File encodings are important because different systems use different default file encodings and it requires some effort to get a system with one default file encoding to read a file written with another file encoding. It's fairly common outside of the US for a machine with an English language version of MS Windows to be sitting right next to a machine with a non-English version of MS Windows.

Doesn't Unicode handle all of this for you?

The short answer is no. Unicode is a character encoding that's more and more commonly used in applications. All Java applications (and thus Protégé) use a Unicode encoding for internal purposes. File systems however, typically support a local character encoding by default. By default, Java applications use the default system file encoding for all file input and output.

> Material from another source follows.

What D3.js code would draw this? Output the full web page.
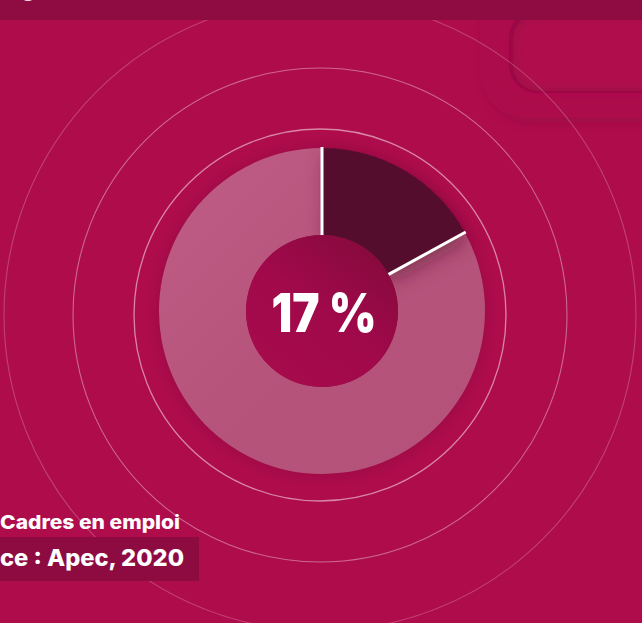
<!DOCTYPE html>
<html>
<head>
<meta charset="utf-8">
<script src="https://cdn.jsdelivr.net/npm/d3@7"></script>
<style>
  html, body { margin: 0; padding: 0; background: #AF0C4C; }
  svg { display: block; }
</style>
</head>
<body>
<svg id="chart" width="642" height="623"></svg>
<script>
// Share of managers (cadres en emploi) — Apec, 2020
const categories = ["Cadres en emploi", "Autres"];
const values = [17, 83];
const labelText = "Cadres en emploi";
const sourceText = "ce : Apec, 2020";
const titleFragment = "g";

const W = 642, H = 623;
const cx = 322, cy = 311;
const rOuter = 163, rInner = 76;
const ringCenter = [320, 315];
const ringRadii = [186, 247, 316];
const ringOpacity = [0.5, 0.38, 0.22];

const svg = d3.select("#chart");
const defs = svg.append("defs");

// filters & gradients
const blur = defs.append("filter").attr("id", "blur").attr("x", "-20%").attr("y", "-20%").attr("width", "140%").attr("height", "140%");
blur.append("feGaussianBlur").attr("stdDeviation", 6);

const soft = defs.append("filter").attr("id", "soft").attr("x", "-50%").attr("y", "-50%").attr("width", "200%").attr("height", "200%");
soft.append("feGaussianBlur").attr("stdDeviation", 5);

const sliceShadow = defs.append("filter").attr("id", "sliceShadow").attr("x", "-30%").attr("y", "-30%").attr("width", "160%").attr("height", "160%");
sliceShadow.append("feDropShadow").attr("dx", 3).attr("dy", 8).attr("stdDeviation", 9)
  .attr("flood-color", "#5a0a30").attr("flood-opacity", 0.5);

const lightGrad = defs.append("linearGradient").attr("id", "lightGrad")
  .attr("x1", "0%").attr("y1", "0%").attr("x2", "100%").attr("y2", "100%");
lightGrad.append("stop").attr("offset", "0%").attr("stop-color", "#C05D86");
lightGrad.append("stop").attr("offset", "55%").attr("stop-color", "#B5537A");
lightGrad.append("stop").attr("offset", "100%").attr("stop-color", "#B4527A");

const holeGrad = defs.append("linearGradient").attr("id", "holeGrad")
  .attr("x1", "85%").attr("y1", "10%").attr("x2", "20%").attr("y2", "90%");
holeGrad.append("stop").attr("offset", "0%").attr("stop-color", "#870A3E");
holeGrad.append("stop").attr("offset", "50%").attr("stop-color", "#A0094A");
holeGrad.append("stop").attr("offset", "100%").attr("stop-color", "#A60B4C");

const haloGrad = defs.append("radialGradient").attr("id", "haloGrad")
  .attr("cx", "50%").attr("cy", "50%").attr("r", "50%");
haloGrad.append("stop").attr("offset", "0%").attr("stop-color", "#8E0941");
haloGrad.append("stop").attr("offset", "86%").attr("stop-color", "#9A0A45");
haloGrad.append("stop").attr("offset", "100%").attr("stop-color", "#AF0C4C").attr("stop-opacity", 0);

// background
svg.append("rect").attr("width", W).attr("height", H).attr("fill", "#AF0C4C");

// decorative rounded panel, top right
const deco = svg.append("g");
deco.append("rect").attr("x", 484).attr("y", -60).attr("width", 220).attr("height", 182).attr("rx", 46)
  .attr("fill", "#8E0A41").attr("opacity", 0.55).attr("filter", "url(#soft)");
deco.append("rect").attr("x", 480).attr("y", -60).attr("width", 220).attr("height", 178).attr("rx", 46)
  .attr("fill", "#AD0C4C");
deco.append("rect").attr("x", 509).attr("y", 10).attr("width", 200).attr("height", 83).attr("rx", 28)
  .attr("fill", "#930A43");
deco.append("rect").attr("x", 513).attr("y", 14).attr("width", 196).attr("height", 77).attr("rx", 25)
  .attr("fill", "#B00C4D").attr("filter", "url(#blur)");

// concentric rings
svg.append("g").selectAll("circle").data(ringRadii).join("circle")
  .attr("cx", ringCenter[0]).attr("cy", ringCenter[1]).attr("r", d => d)
  .attr("fill", "none").attr("stroke", "#ffffff")
  .attr("stroke-width", (d, i) => i === 0 ? 1.3 : 1.1)
  .attr("stroke-opacity", (d, i) => ringOpacity[i]);

// dark halo behind the donut
svg.append("circle").attr("cx", cx).attr("cy", cy + 1).attr("r", 182)
  .attr("fill", "url(#haloGrad)");

// donut
const pie = d3.pie().sort(null).value(d => d)(values);
const arc = d3.arc().innerRadius(rInner).outerRadius(rOuter);
const gDonut = svg.append("g").attr("transform", `translate(${cx},${cy})`);

gDonut.append("path").datum(pie[1]).attr("d", arc).attr("fill", "url(#lightGrad)");
gDonut.append("path").datum(pie[0]).attr("d", arc).attr("fill", "#540A2E")
  .attr("filter", "url(#sliceShadow)");

// slice separators
const bounds = pie.map(p => p.startAngle);
gDonut.selectAll("line.sep").data(bounds).join("line").attr("class", "sep")
  .attr("x1", a => Math.sin(a) * (rInner - 2)).attr("y1", a => -Math.cos(a) * (rInner - 2))
  .attr("x2", a => Math.sin(a) * (rOuter + 1)).attr("y2", a => -Math.cos(a) * (rOuter + 1))
  .attr("stroke", "#ffffff").attr("stroke-width", 3);

// centre hole
gDonut.append("circle").attr("r", rInner).attr("fill", "url(#holeGrad)");

// centre value
gDonut.append("text")
  .attr("x", 2).attr("y", 21)
  .attr("text-anchor", "middle")
  .attr("font-family", "Inter, 'Open Sans', sans-serif")
  .attr("font-weight", 900)
  .attr("font-size", 53)
  .attr("fill", "#ffffff")
  .attr("textLength", 105).attr("lengthAdjust", "spacingAndGlyphs")
  .text(`${values[0]} %`);

// top band with title fragment
svg.append("rect").attr("x", 0).attr("y", 0).attr("width", W).attr("height", 20).attr("fill", "#8E0C42");
svg.append("text").attr("x", 20).attr("y", -5)
  .attr("font-family", "Inter, 'Open Sans', sans-serif").attr("font-weight", 700)
  .attr("font-size", 26).attr("fill", "#ffffff").text(titleFragment);

// legend label and source
svg.append("text").attr("x", 0).attr("y", 529)
  .attr("font-family", "Inter, 'Open Sans', sans-serif").attr("font-weight", 800)
  .attr("font-size", 19).attr("fill", "#ffffff")
  .attr("textLength", 180).attr("lengthAdjust", "spacingAndGlyphs")
  .text(labelText);

svg.append("rect").attr("x", 0).attr("y", 537).attr("width", 199).attr("height", 44).attr("fill", "#8E0B42");
svg.append("text").attr("x", 0).attr("y", 566)
  .attr("font-family", "Inter, 'Open Sans', sans-serif").attr("font-weight", 800)
  .attr("font-size", 23).attr("fill", "#ffffff")
  .attr("textLength", 184).attr("lengthAdjust", "spacingAndGlyphs")
  .text(sourceText);
</script>
</body>
</html>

What's the difference between a file encoding and a font?

A font determines what a character looks like on the screen. A file encoding determines what a character looks like in a file. The character "A" could appear as three straight lines in one font or as a combination of circles and wavy lines in another (cursive) font. Underneath these visual differences, the same encoding (number) for "A" is carried around by the system and written into a file according to the file encoding in use.

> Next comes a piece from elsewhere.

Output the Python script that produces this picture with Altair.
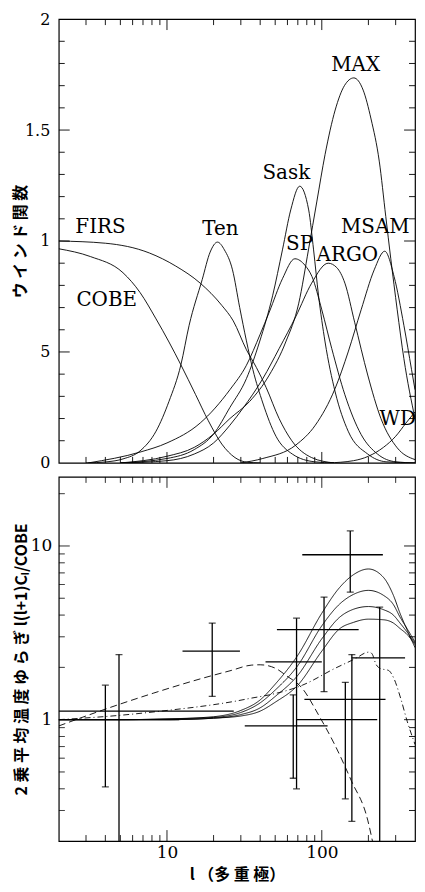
import math
import altair as alt
import pandas as pd

# ---------------- top panel: window functions (l, W) ----------------
FIRS_L = [2, 4, 7.7, 11.4, 16.4, 22.6, 26.8, 32.6, 37.8, 43.7, 53, 64, 86, 120]
FIRS_W = [1.0, 0.99, 0.946, 0.887, 0.81, 0.71, 0.64, 0.51, 0.43, 0.34, 0.2, 0.1, 0.024, 0.0]

COBE_L = [2, 3.2, 5.2, 6.7, 8.5, 10.3, 12.3, 15.3, 18.5, 22.6, 27.5, 33, 40]
COBE_W = [0.965, 0.93, 0.857, 0.768, 0.649, 0.545, 0.442, 0.308, 0.19, 0.085, 0.024, 0.003, 0.0]

TEN_L = [3, 4.1, 5.2, 6.7, 8.5, 10.3, 12.3, 13.9, 16.9, 19, 21.2, 23.5, 26.5, 29.5, 32.6, 35.9, 41.6, 50.6, 64.5, 90, 120]
TEN_W = [0.0, 0.005, 0.018, 0.054, 0.143, 0.277, 0.442, 0.62, 0.827, 0.95, 0.995, 0.96, 0.87, 0.70, 0.55, 0.42, 0.27, 0.12, 0.04, 0.005, 0.0]

SP_L = [3.1, 6.8, 10, 16.4, 25.5, 32.6, 40, 45.8, 55.7, 67, 78, 86.4, 100, 116, 141, 179.5, 229, 300, 400]
SP_W = [0.0, 0.05, 0.09, 0.18, 0.33, 0.44, 0.58, 0.68, 0.83, 0.92, 0.89, 0.84, 0.69, 0.515, 0.307, 0.128, 0.04, 0.005, 0.0]

SASK_L = [5, 10, 15, 20, 25.5, 32.6, 39.6, 48.1, 55.7, 63, 72, 82.3, 88.5, 95.3, 105, 122, 148, 198, 260, 400]
SASK_W = [0.0, 0.02, 0.06, 0.13, 0.25, 0.38, 0.545, 0.753, 0.96, 1.14, 1.247, 1.14, 0.96, 0.753, 0.545, 0.32, 0.143, 0.04, 0.005, 0.0]

ARGO_L = [5, 10, 15, 20, 25.5, 31, 41.6, 53, 68, 86, 110, 125, 141, 163, 198, 241, 307, 400]
ARGO_W = [0.0, 0.01, 0.04, 0.09, 0.17, 0.247, 0.38, 0.515, 0.66, 0.81, 0.9, 0.88, 0.81, 0.634, 0.396, 0.2, 0.068, 0.015]

MAX_L = [5, 10, 15, 20, 25.5, 34.2, 45.8, 58.5, 71, 82, 93, 105, 122, 140, 161, 185, 208, 235, 259, 279, 307, 339, 400]
MAX_W = [0.0, 0.03, 0.07, 0.13, 0.2, 0.277, 0.396, 0.545, 0.72, 0.96, 1.18, 1.39, 1.59, 1.70, 1.735, 1.68, 1.55, 1.36, 1.11, 0.92, 0.69, 0.47, 0.2]

MSAM_L = [30, 41.6, 67.8, 90.8, 122, 148, 179.5, 218, 255, 293, 339, 380, 400]
MSAM_W = [0.0, 0.02, 0.08, 0.17, 0.336, 0.5, 0.69, 0.87, 0.954, 0.84, 0.62, 0.42, 0.33]

WD_L = [110, 160, 200, 250, 300, 350, 400]
WD_W = [0.0, 0.01, 0.03, 0.07, 0.12, 0.18, 0.23]

LABEL_NAMES = ["FIRS", "COBE", "Ten", "Sask", "SP", "ARGO", "MAX", "MSAM", "WD"]
LABEL_L = [2.56, 2.6, 16.9, 41.4, 58.8, 92.5, 115, 133, 236]
LABEL_W = [1.0625, 0.732, 1.054, 1.308, 0.987, 0.9375, 1.795, 1.0625, 0.2]

# ---------------- bottom panel: band powers & models ----------------
PT_L = [4.0, 4.9, 19.6, 68.7, 65.4, 103.4, 152.7, 141.9, 156.4, 236.6]
PT_V = [1.12, 1.0, 2.48, 2.15, 0.92, 3.3, 8.9, 1.31, 1.0, 2.27]
PT_LO = [0.41, 0.1, 1.36, 0.40, 0.46, 1.45, 5.42, 0.35, 0.26, 0.1]
PT_HI = [1.58, 2.37, 3.6, 3.84, 1.39, 5.08, 12.2, 1.64, 2.37, 4.45]
PT_LMIN = [2, 2, 12.6, 43.3, 31.8, 51.3, 74.8, 77.2, 68.7, 156]
PT_LMAX = [27, 12, 29.6, 100, 109, 173, 248, 258, 228, 345]

TH_L = [2, 5, 10, 20, 30, 40, 50, 70, 100, 130, 160, 200, 250, 290, 320, 355, 400]
TH_A = [1.0, 1.0, 1.01, 1.04, 1.13, 1.3, 1.6, 2.35, 4.1, 5.75, 6.83, 7.37, 6.6, 5.2, 4.1, 3.3, 2.6]
TH_B = [1.0, 1.0, 1.01, 1.03, 1.1, 1.25, 1.48, 2.05, 3.47, 4.62, 5.26, 5.55, 5.2, 4.6, 3.9, 3.35, 2.8]
TH_C = [1.0, 1.0, 1.0, 1.02, 1.07, 1.17, 1.36, 1.8, 2.92, 3.88, 4.32, 4.48, 4.3, 4.0, 3.6, 3.2, 2.75]
TH_D = [1.0, 1.0, 1.0, 1.02, 1.05, 1.12, 1.26, 1.58, 2.48, 3.33, 3.63, 3.79, 3.76, 3.6, 3.35, 3.1, 2.7]

DASH_L = [2, 4, 8.15, 16.9, 26, 35, 40, 50, 58.6, 75, 95, 121, 155, 198, 215]
DASH_V = [0.92, 1.15, 1.42, 1.73, 1.92, 2.06, 2.07, 1.98, 1.8, 1.51, 1.07, 0.72, 0.446, 0.264, 0.19]

DOT_L = [2, 5, 10, 20, 28, 35, 46, 75, 121, 171, 190, 203, 212, 223, 239, 270, 292, 323, 356, 400]
DOT_V = [1.0, 1.06, 1.13, 1.22, 1.28, 1.33, 1.39, 1.58, 1.97, 2.29, 2.42, 2.45, 2.38, 2.1, 1.97, 1.92, 1.73, 1.33, 0.98, 0.72]

# ---------------- tick values ----------------
X_MINOR = [3, 4, 5, 6, 7, 8, 9, 20, 30, 40, 50, 60, 70, 80, 90, 200, 300]
X_MAJOR = [10, 100]
TOP_Y_MINOR = [0.1, 0.2, 0.3, 0.4, 0.6, 0.7, 0.8, 0.9, 1.1, 1.2, 1.3, 1.4, 1.6, 1.7, 1.8, 1.9]
TOP_Y_MAJOR = [0.5, 1.0, 1.5]
TOP_Y_LABELS = [0, 0.5, 1, 1.5, 2]
BOT_Y_MINOR = [0.3, 0.4, 0.5, 0.6, 0.7, 0.8, 0.9, 2, 3, 4, 5, 6, 7, 8, 9, 20]
BOT_Y_MAJOR = [1, 10]
BOT_X_LABELS = [10, 100]
BOT_Y_LABELS = [1, 10]

X_DOM = [2, 400]
TOP_Y_DOM = [0, 2]
BOT_Y_DOM = [0.2, 25]

SERIF = "DejaVu Serif"
JP = "Noto Sans CJK JP"
PW = 358
H_TOP = 446
H_BOT = 366
MINOR_LEN = 6
MAJOR_LEN = 11


def long_df(names, xs, ys, xname, yname):
    rows = []
    for n, xl, yl in zip(names, xs, ys):
        for i, (a, b) in enumerate(zip(xl, yl)):
            rows.append({"name": n, xname: a, yname: b, "i": i})
    return pd.DataFrame(rows)


def frame_tick_rows(xdom, ydom, ylog, w, h, xminor, xmajor, yminor, ymajor,
                    xname, yname):
    """Inward frame ticks as two-point line pieces, in data units."""
    x0, x1 = xdom
    y0, y1 = ydom
    rows = []
    k = 0

    def seg(xa, ya, xb, yb):
        nonlocal k
        rows.append({"name": f"tick{k}", xname: xa, yname: ya, "i": 0})
        rows.append({"name": f"tick{k}", xname: xb, yname: yb, "i": 1})
        k += 1

    for vals, ln in ((xminor, MINOR_LEN), (xmajor, MAJOR_LEN)):
        if ylog:
            f = 10 ** (ln * math.log10(y1 / y0) / h)
            top_end, bot_end = y1 / f, y0 * f
        else:
            d = ln * (y1 - y0) / h
            top_end, bot_end = y1 - d, y0 + d
        for t in vals:
            seg(t, y1, t, top_end)
            seg(t, y0, t, bot_end)
    for vals, ln in ((yminor, MINOR_LEN), (ymajor, MAJOR_LEN)):
        f = 10 ** (ln * math.log10(x1 / x0) / w)
        for t in vals:
            seg(x0, t, x0 * f, t)
            seg(x1, t, x1 / f, t)
    return pd.DataFrame(rows)


top_df = pd.concat([
    long_df(["FIRS", "COBE", "Ten", "SP", "Sask", "ARGO", "MAX", "MSAM", "WD"],
            [FIRS_L, COBE_L, TEN_L, SP_L, SASK_L, ARGO_L, MAX_L, MSAM_L, WD_L],
            [FIRS_W, COBE_W, TEN_W, SP_W, SASK_W, ARGO_W, MAX_W, MSAM_W, WD_W],
            "l", "w"),
    frame_tick_rows(X_DOM, TOP_Y_DOM, False, PW, H_TOP, X_MINOR, X_MAJOR,
                    TOP_Y_MINOR, TOP_Y_MAJOR, "l", "w"),
], ignore_index=True)
lab_df = pd.DataFrame({"name": LABEL_NAMES, "l": LABEL_L, "w": LABEL_W})

th_df = long_df(["A", "B", "C", "D", "E", "F"],
                [TH_L, TH_L, TH_L, TH_L, DASH_L, DOT_L],
                [TH_A, TH_B, TH_C, TH_D, DASH_V, DOT_V], "l", "v")
th_df["style"] = th_df["name"].map({"A": "solid", "B": "solid", "C": "solid",
                                    "D": "solid", "E": "dash", "F": "dashdot"})
bt = frame_tick_rows(X_DOM, BOT_Y_DOM, True, PW, H_BOT, X_MINOR, X_MAJOR,
                     BOT_Y_MINOR, BOT_Y_MAJOR, "l", "v")
bt["style"] = "solid"
th_df = pd.concat([th_df, bt], ignore_index=True)

pt_df = pd.DataFrame({"l": PT_L, "v": PT_V, "lo": PT_LO, "hi": PT_HI,
                      "lmin": PT_LMIN, "lmax": PT_LMAX})

x_top = alt.Scale(type="log", domain=X_DOM, nice=False)
y_top = alt.Scale(type="linear", domain=TOP_Y_DOM, nice=False, zero=False)
x_bot = alt.Scale(type="log", domain=X_DOM, nice=False)
y_bot = alt.Scale(type="log", domain=BOT_Y_DOM, nice=False)

AX_TOP_Y = alt.Axis(
    orient="left", values=TOP_Y_LABELS,
    labelExpr="datum.value == 0.5 ? '5' : '' + datum.value",
    ticks=False, tickSize=0, domain=False, grid=False,
    labelFont=SERIF, labelFontSize=16, labelPadding=9, labelColor="black",
    title="ウ イ ン ド 関 数", titleFont=JP, titleFontSize=16,
    titleFontWeight="bold", titleAngle=270, titleX=-38,
    titleBaseline="middle", titleAlign="center", titleColor="black")
AX_BOT_X = alt.Axis(
    orient="bottom", values=BOT_X_LABELS, labelExpr="'' + datum.value",
    ticks=False, tickSize=0, domain=False, grid=False,
    labelFont=SERIF, labelFontSize=17, labelPadding=4, labelColor="black",
    title="l （多 重 極）", titleFont=JP, titleFontSize=16,
    titleFontWeight="bold", titlePadding=6, titleColor="black")
AX_BOT_Y = alt.Axis(
    orient="left", values=BOT_Y_LABELS, labelExpr="'' + datum.value",
    ticks=False, tickSize=0, domain=False, grid=False,
    labelFont=SERIF, labelFontSize=17, labelPadding=7, labelColor="black",
    title="2 乗 平 均 温 度 ゆ ら ぎ   l(l+1)Cₗ/COBE", titleFont=JP,
    titleFontSize=16, titleFontWeight="bold", titleAngle=270, titleX=-37,
    titleBaseline="middle", titleAlign="center", titleColor="black")

top_lines = alt.Chart(top_df).mark_line(
    color="black", strokeWidth=0.9, interpolate="monotone", clip=True
).encode(
    x=alt.X("l:Q", scale=x_top, axis=None),
    y=alt.Y("w:Q", scale=y_top, axis=AX_TOP_Y),
    detail="name:N", order="i:Q")

top_text = alt.Chart(lab_df).mark_text(
    align="left", baseline="middle", font=SERIF, fontSize=20, color="black"
).encode(
    x=alt.X("l:Q", scale=x_top, axis=None),
    y=alt.Y("w:Q", scale=y_top, axis=None),
    text="name:N")

top = alt.layer(top_lines, top_text).resolve_axis(
    x="independent", y="independent").properties(width=PW, height=H_TOP)

theory = alt.Chart(th_df).mark_line(
    color="black", strokeWidth=0.9, interpolate="monotone", clip=True
).encode(
    x=alt.X("l:Q", scale=x_bot, axis=AX_BOT_X),
    y=alt.Y("v:Q", scale=y_bot, axis=AX_BOT_Y),
    detail="name:N", order="i:Q",
    strokeDash=alt.StrokeDash("style:N", scale=alt.Scale(
        domain=["solid", "dash", "dashdot"],
        range=[[1, 0], [7, 4], [6, 3, 1, 3]]), legend=None))

vbar = alt.Chart(pt_df).mark_rule(color="black", strokeWidth=1.3, clip=True).encode(
    x=alt.X("l:Q", scale=x_bot, axis=None),
    y=alt.Y("lo:Q", scale=y_bot, axis=None), y2="hi:Q")
hbar = alt.Chart(pt_df).mark_rule(color="black", strokeWidth=1.3, clip=True).encode(
    x=alt.X("lmin:Q", scale=x_bot, axis=None), x2="lmax:Q",
    y=alt.Y("v:Q", scale=y_bot, axis=None))
cap_lo = alt.Chart(pt_df).mark_tick(orient="horizontal", size=7, thickness=1.3,
                                    color="black", clip=True).encode(
    x=alt.X("l:Q", scale=x_bot, axis=None),
    y=alt.Y("lo:Q", scale=y_bot, axis=None))
cap_hi = alt.Chart(pt_df).mark_tick(orient="horizontal", size=7, thickness=1.3,
                                    color="black", clip=True).encode(
    x=alt.X("l:Q", scale=x_bot, axis=None),
    y=alt.Y("hi:Q", scale=y_bot, axis=None))

bottom = alt.layer(theory, hbar, vbar, cap_lo, cap_hi).resolve_axis(
    x="independent", y="independent").properties(width=PW, height=H_BOT)

chart = alt.vconcat(top, bottom, spacing=4).properties(
    padding={"left": 4, "top": 0, "right": 0, "bottom": 0},
    background="white"
).configure_view(stroke="black", strokeWidth=1.2)

chart.save("out.html", embed_options={"renderer": "svg", "actions": False})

What file encoding does Protégé use by default?

Protégé uses the UTF-8 encoding. UTF-8 is one of the Unicode file encodings and the encoding that's compatible with the most common US English language encoding (ASCII). All Unicode characters, and this means essentially all characters in any language, can be stored in UTF-8 (or indeed in any of the other Unicode file encodings). UTF-8 also appears to be the most commonly used of the Unicode encodings.

Why doesn't Protégé just use the default file encoding on my system?

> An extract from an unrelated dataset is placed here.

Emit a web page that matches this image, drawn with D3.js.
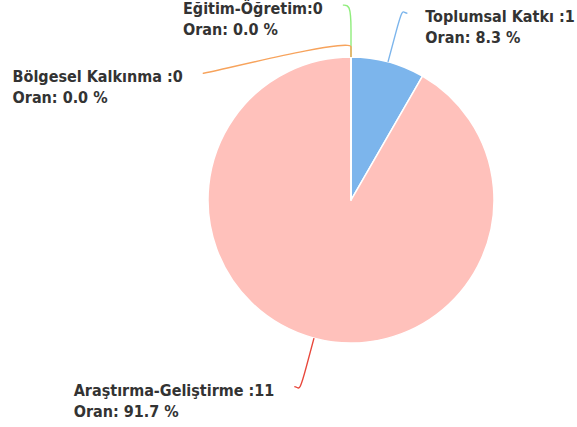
<!DOCTYPE html>
<html>
<head>
<meta charset="utf-8">
<script src="https://cdn.jsdelivr.net/npm/d3@7"></script>
<style>
    html, body { margin: 0; padding: 0; background: #fff; }
    svg text { font-family: "DejaVu Sans Condensed", "DejaVu Sans", sans-serif; font-weight: bold; font-size: 16px; fill: #333; }
</style>
</head>
<body>
<svg id="chart"></svg>
<script>
    // veriler
    var categories = ["Toplumsal Katkı", "Araştırma-Geliştirme", "Eğitim-Öğretim", "Bölgesel Kalkınma"];
    var values = [1, 11, 0, 0];
    var labelSep = [" :", " :", ":", " :"];
    var sliceColors = ["#7cb5ec", "#ffc1bb", "#90ed7d", "#f7a35c"];
    var lineColors = ["#7cb5ec", "#e8473b", "#90ed7d", "#f7a35c"];

    var cfg = {
        width: 577,
        height: 427,
        cx: 351,
        cy: 200,
        radius: 143,
        labelRadius: 195,
        // etiket yerleşimi (çakışmayı önlemek için açı kaydırma, derece)
        labelShift: [1.8, 1.9, -2.4, -49.5],
        breakDist: [30, 30, 27, 10]
    };

    var svg = d3.select("#chart").attr("width", cfg.width).attr("height", cfg.height);
    var g = svg.append("g").attr("transform", "translate(" + cfg.cx + "," + cfg.cy + ")");

    var total = d3.sum(values);
    var pie = d3.pie().sort(null).value(function (d) { return d; });
    var arcs = pie(values);
    var arc = d3.arc().innerRadius(0).outerRadius(cfg.radius);

    // dilimler
    g.selectAll("path.slice")
        .data(arcs)
        .enter()
        .append("path")
        .attr("class", "slice")
        .attr("d", arc)
        .attr("fill", function (d, i) { return sliceColors[i]; })
        .attr("stroke", "#fff")
        .attr("stroke-width", 1.5)
        .attr("stroke-linejoin", "round");

    var polar = function (a, r) {
        return [Math.sin(a) * r, -Math.cos(a) * r];
    };

    var labels = arcs.map(function (d, i) {
        var mid = (d.startAngle + d.endAngle) / 2;
        var la = mid + cfg.labelShift[i] * Math.PI / 180;
        var anchor = polar(la, cfg.labelRadius);
        return {
            i: i,
            touch: polar(mid, cfg.radius),
            brk: polar(mid, cfg.radius + cfg.breakDist[i]),
            anchor: anchor,
            left: anchor[0] > 0
        };
    });

    // bağlantı çizgileri
    g.selectAll("path.connector")
        .data(labels)
        .enter()
        .append("path")
        .attr("class", "connector")
        .attr("fill", "none")
        .attr("stroke", function (d) { return lineColors[d.i]; })
        .attr("stroke-width", 1.4)
        .attr("d", function (d) {
            var L = d.anchor, B = d.brk, T = d.touch;
            return "M" + L[0] + "," + L[1] +
                "C" + (L[0] + (d.left ? -5 : 5)) + "," + L[1] + " " +
                (2 * B[0] - T[0]) + "," + (2 * B[1] - T[1]) + " " +
                B[0] + "," + B[1] +
                "L" + T[0] + "," + T[1];
        });

    // etiketler
    labels.forEach(function (d) {
        var t = g.append("text");
        t.append("tspan").attr("y", d.anchor[1] + 9)
            .text(categories[d.i] + labelSep[d.i] + values[d.i]);
        t.append("tspan").attr("y", d.anchor[1] + 30)
            .text("Oran: " + (values[d.i] / total * 100).toFixed(1) + " %");
        var w = d3.max(t.selectAll("tspan").nodes(), function (n) { return n.getComputedTextLength(); });
        var x = d.left ? d.anchor[0] + 18 : d.anchor[0] - 20 - w;
        t.selectAll("tspan").attr("x", x);
    });
</script>
</body>
</html>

It used to. As our user community grew, many users in different countries started to try and exchange Protégé projects and ran into the problems mentioned above. Users in the same physical location but with different Windows installations had problems moving projects around. Even users who where composing knowledge bases solely in English ran into this problem because the incompatibility is not at the language level but at the encoding (and machine) level. A number of our users requested that we deal with this problem somehow. Starting with release 1.9, we made UTF-8 the default file encoding for Protégé. UTF-8 was selected because (a) it can encode all Unicode characters, and (b) it's the most compatible our previous files.

How can I make Protégé use another file encoding?

We suggest that you don't do this. It will make it quite difficult for others to use your projects (or for you to use your projects on other machines). Nevertheless, it is possible. You need to specify the Java property "file.encoding=<encoding_name>" from the Java command line. If you start Protégé by double-clicking on the executable (or a PPRJ file), then you need to specify this property in the Protege.lax file in your Protégé installation directory.

How can I translate files between different encodings?

There's a program available in Sun's Java Development Kit called "native2ascii". In spite of the strange name, this program can convert a file in any encoding to any other encoding. The default behavior of this program is to translate a file from the native file encoding to UTF-8 (not ASCII !).

How can I troubleshoot my problems with fonts or file encodings?

If you're running Protégé from a script or batch file you need to be sure to set the file.encoding property at the Java command line. Otherwise, you'll get whatever the default is on your system. Starting with release 2.0, Protégé will print out a warning message on startup if you're not using UTF-8.

If you're running Protégé from inside of a Java development environment, you also need to set the file.encoding property. How you do this depends on your development environment.